For most volumes there is some immutable content (formerly known as images; not called “content trees”) which are used to create the volume. We’d also like to report those in info messages, but the details are less known since it depends on what can be made available from containerd when it comes to layers etc.
However, other volumes will be created from blank space, or merely serve as an adapter to some external storage, in which case there is no associated local content tree.
The kind of config EVE will expect
We are going to see one extra top level EVE config object (to be described in storage.proto) called Volume and we will see our good old object Image (message Image) rename into ContentTree. Volume will be very similar in structure to what used to be known as Drive (buried inside of an app config part of the config). So putting it all together (and marking new/updated part in red):
message ContentTree { // previously known as (PKA) “message Image”
string contentTreeID // UUID
string dsId // effectively pointer/key into dsConfigs
string URL // PKA name
Format iformat // RAW, QCOW2, CONTAINEROCI, BLOB_TREE,
// the following is only used for individual blobs, if this message references a group of blobs
// e.g. in the case of OCI -- this information is expected to be provided by a top level blob
// that this message points to via its URL
string sha256
int64 sizeBytes // used for capping resource consumption eve for OCI & BLOB_TREE
SignatureInfo siginfo
}
message Volume { // previously known as (PKA) “message Drive”

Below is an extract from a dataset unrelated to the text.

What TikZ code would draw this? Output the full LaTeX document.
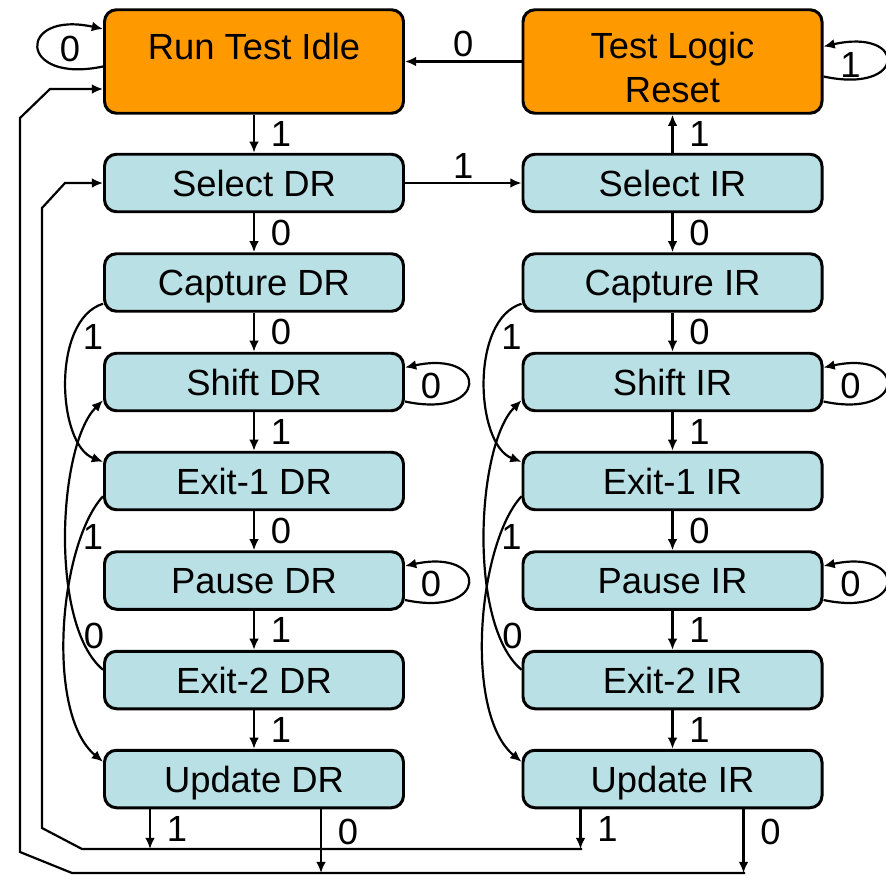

string volumeID // UUID uuid
string contentStoreId (can be null) // used to be Image: root of the blob tree required to
// construct this Volume
VolumeType voltype // describes the type of the Volume and thus how to construct it
// out of the contentSoreID blobs (PKA DriveType)
VolumeAccessProtocols protocols[] // describes all the different ways how this Volume can
// be offered to Tasks (9p, nfs, scsi, ata, virtio, etc.)
int64 [re]generationCount
// miscellaneous attributes of the Volume
int64 maxsizebytes
bool readonly
bool preserve
}
The at the top AppInstanceConfig will change based on these red colors (for transition phases see section at end of document):
message AppInstanceConfig {
UUIDandVersion uuidandversion = 1;
string displayname = 2;
VmConfig fixedresources = 3;
repeated Volume drives = 4; // To be deprecated in phase 3; replaced by VolumeRef
bool activate = 5;
...
// contains the encrypted userdata
CipherBlock cipherData = 13;
repeated string volumeRef = 14; // UUIDs of the volumes
}
Types of information to report
Name and identification
An explicitly created volume will have a VolumeID which is a UUID allocated by the controller. A device may rely on the volume ID to be unique across all volumes on a single device, but may not rely upon a device ID being reused on other devices. Depending on how the controller allocates IDs, they might be unique across the infrastructure, or might be unique only across volumes on a single device. However, there is no impact on this API whether or not the controller combines the volumeID with the device UUID.
There is a desire to be able to re-generate the volume from the immutable content. This can be done by creating a new volume with a new ID, but there are use cases where this is cumbersome. Hence it seems useful to add a generationID integer[a][b][c][d][e][f][g][h]; this might be called purgeCounter elsewhere (because the operation is commonly referred to as purging the local modifications.)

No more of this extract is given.